【新唐人2017年3月19日】
高齢化が進む中国では、2020年には60歳以上の人口が2億5500万人に達すると予測されています。政府は人口構成の不均衡を是正するため、子供を2人まで出産できる政策に昨年から切り替えましたが、就職難の若者の半数以上が出産を望んでいないのに加え、年金の不足額も増加しており、現行の年金システムで2億の高齢者を支えられるか心配する声が上がっています。
長い間の懸念である高齢化問題が、今年の全人代と政治協商会議でも議題に上りました。
年に一度の「両会」が開催されるのを前に、国務院は「第十三次五か年計画国家高齢者事業発展と高齢者福祉システムの建設計画」を発表し、2020年までに60歳以上の高齢者は人口の17.8%に相当する2億5500万人に達し、従属人口指数は28%に上ると予測しました。
現在中国では高齢化問題が注目を集めています。高齢化が進むにつれて社会保険費の不足や、一人暮らしの高齢者の急増など、高齢者をとりまく状況は厳しくなる一方です。

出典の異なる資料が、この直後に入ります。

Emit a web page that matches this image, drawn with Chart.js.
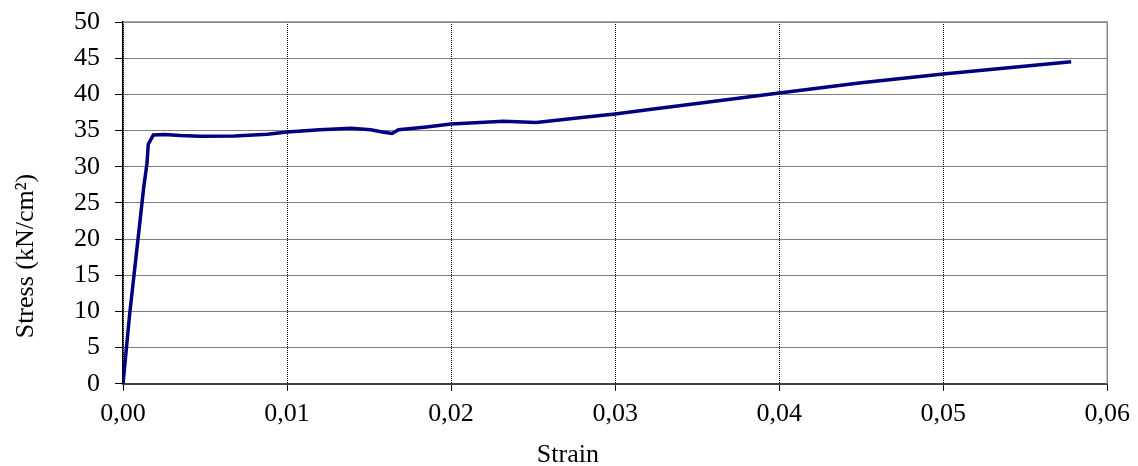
<!DOCTYPE html>
<html>
<head>
<meta charset="utf-8">
<script src="https://cdn.jsdelivr.net/npm/chart.js@4.4.1/dist/chart.umd.min.js"></script>
<style>
  html, body { margin: 0; padding: 0; background: #fff; }
  #wrap { width: 1138px; height: 466px; }
</style>
</head>
<body>
<div id="wrap"><canvas id="chart"></canvas></div>
<script>
// Stress-strain curve, values
const strain = [
  0, 0.0004, 0.0009, 0.00126, 0.00146, 0.00154, 0.00185, 0.0025, 0.0035, 0.0047,
  0.0068, 0.0088, 0.0100, 0.0120, 0.0139, 0.0151, 0.0158, 0.0164, 0.0168, 0.0185,
  0.0200, 0.0232, 0.0252, 0.0281, 0.0300, 0.0321, 0.0350, 0.0400, 0.0450, 0.0500,
  0.0578
];
const stress = [
  0, 9.5, 19.7, 27.1, 30.4, 33.1, 34.4, 34.45, 34.3, 34.2,
  34.25, 34.5, 34.8, 35.1, 35.3, 35.1, 34.8, 34.6, 35.1, 35.5,
  35.9, 36.3, 36.1, 36.85, 37.3, 37.9, 38.75, 40.2, 41.6, 42.8,
  44.5
];

const xTitle = 'Strain';
const yTitle = 'Stress (kN/cm²)';
const fontFamily = '"Times New Roman", "Liberation Serif", Tinos, Times, serif';
const fontSize = 26;

// grey frame on top/right, and the two axis titles (placed like the original,
// which does not centre them on the plot area)
const frame = {
  id: 'frame',
  afterDraw(chart) {
    const { ctx, chartArea: a } = chart;
    ctx.save();
    ctx.strokeStyle = '#8a8a8a';
    ctx.lineWidth = 1.5;
    ctx.beginPath();
    ctx.moveTo(a.left, a.top);
    ctx.lineTo(a.right, a.top);
    ctx.lineTo(a.right, a.bottom);
    ctx.stroke();

    ctx.fillStyle = '#000';
    ctx.font = fontSize + 'px ' + fontFamily;
    ctx.textAlign = 'center';
    ctx.textBaseline = 'alphabetic';
    ctx.fillText(xTitle, a.left + (a.right - a.left) * 0.452, 461.5);

    ctx.translate(33, a.top + (a.bottom - a.top) * 0.647);
    ctx.rotate(-Math.PI / 2);
    ctx.fillText(yTitle, 0, 0);
    ctx.restore();
  }
};

const ctx = document.getElementById('chart').getContext('2d');
new Chart(ctx, {
  type: 'scatter',
  data: {
    datasets: [{
      data: strain.map((s, i) => ({ x: s, y: stress[i] })),
      showLine: true,
      borderColor: '#000080',
      backgroundColor: '#000080',
      borderWidth: 3.5,
      pointRadius: 0,
      tension: 0
    }]
  },
  options: {
    responsive: true,
    maintainAspectRatio: false,
    animation: false,
    layout: { padding: { left: 59, right: 30, top: 22, bottom: 28 } },
    plugins: {
      legend: { display: false },
      tooltip: { enabled: false }
    },
    scales: {
      x: {
        type: 'linear',
        min: 0,
        max: 0.06,
        ticks: {
          stepSize: 0.01,
          padding: 8,
          color: '#000',
          font: { family: fontFamily, size: fontSize },
          callback: v => v.toFixed(2).replace('.', ',')
        },
        grid: {
          color: '#000',
          tickLength: 7,
          tickColor: '#000',
          tickBorderDash: []
        },
        border: { display: true, color: '#444', width: 2, dash: [1, 1] }
      },
      y: {
        min: 0,
        max: 50,
        ticks: {
          stepSize: 5,
          padding: 15,
          color: '#000',
          font: { family: fontFamily, size: fontSize, lineHeight: 0.5 }
        },
        grid: {
          color: '#000',
          tickLength: 8,
          tickColor: '#000',
          tickBorderDash: []
        },
        border: { display: true, color: '#000', width: 1.5, dash: [1, 1] }
      }
    }
  },
  plugins: [frame]
});
</script>
</body>
</html>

中国金融シンクタンク研究員 鞏勝利氏:「中国財政部長(財務大臣に相当)は、一部の省では退職金の支払いに支障を来していると言っています。国が支給するこれらの金は地方政府によって別の用途に使用されているとも話しています。」
年金が不足している省はますます多くなっています。政府の統計によると、2014年の不足額は1563億元で、2015年はその倍の3115億3300万元で、20年後には11兆ドルになる計算です。
計画書はまた、都市部や農村部など地域によって高齢者福祉が異なるため地域の不均衡を招き、さらに福祉サービスが供給不足に陥るなどの問題についても取り上げています。
元山東大学教授 孫文広氏:「農村の高齢者は年金がないため老後の経済状況は非常に厳しい。そこで政府は近年、年金を給付していますが、月にいくらだと思いますか。つい最近、済南省や山東省の知人に聞いた話によると、当地の高齢者が受け取る年金は月に50元だそうです。10ドルにも満たないお金でどうやって暮らせばよいのでしょうか。都市部では少し高いでしょうが、中国の高齢者は子供に頼らなければ生きていかれず、非常にみじめな暮らしを送っているのです。」
中国では高齢化問題のほか、若者の就職難も大きな問題となっています。イギリス連邦が発表した2016年度の世界青少年開発指数によると、中国は183カ国中118番目で、世界の平均値よりも低く、中国の若者が発展しにくい状況に置かれていることが示されました。
中国金融シンクタンク研究員の鞏勝利(きょう しょうり)氏は、政府が1979年に実施を始めた一人っ子政策が、現在のいびつな人口構成を招き、高齢化が若者にさらなる圧力を与えていると考えます。
中国金融シンクタンク研究員 鞏勝利氏:「中国は人口が二極化する時代を迎えています。1949年以降、無制限に出産した結果、人口激増を危惧した政府は1970年になって今度は一人っ子政策に転換しました。これは文化大革命がもたらした災難よりもさらにひどい結果をもたらしたと言えるでしょう。強盗の理屈と同じです。すべての家庭が一人っ子政策に従ったらどうなるか。親2人が子1人生み、また親2人が子1人生む。三代目以降、子を生める親がいなくなるのは必然のことです。」
元山東大学教授 孫文広氏:「40年近くに亘って一人っ子政策を実施してきた結果、子供は少なくなり、年寄りが多くなったのです。」
政府は2015年、一人っ子政策を中止しましたが、中国のいびつな人口構成はすでに是正が難しい状況になっています。
米国在住時事評論家 横河氏:「もう手遅れです。2人どころか3人、4人の出産を許可したとしても、もう遅すぎます。これは中国政府の制度的欠陥によって生じた問題であり、政府には問題を解決する能力がありません。そもそも問題に気付いた時にはすでに手遅れでした。一人っ子政策から2人目出産奨励に政策を変更して1年足らずですが、2人目の出産ブームは一向に起きていません。政府の体制が根本的な原因であるのは明らかです。」
国連と中国高齢化問題研究センターの予測によれば、2050年までに中国では65歳以上の人口は全体の約27%に達し、10%の大幅増加を記録した2015年よりも17%も増加する見込みです。とくに一人っ子政策と数十年来続いている都市部への出稼ぎと二重の影響を受けている農村部は、大変厳しい状況にさらされています。
新唐人テレビがお伝えしました。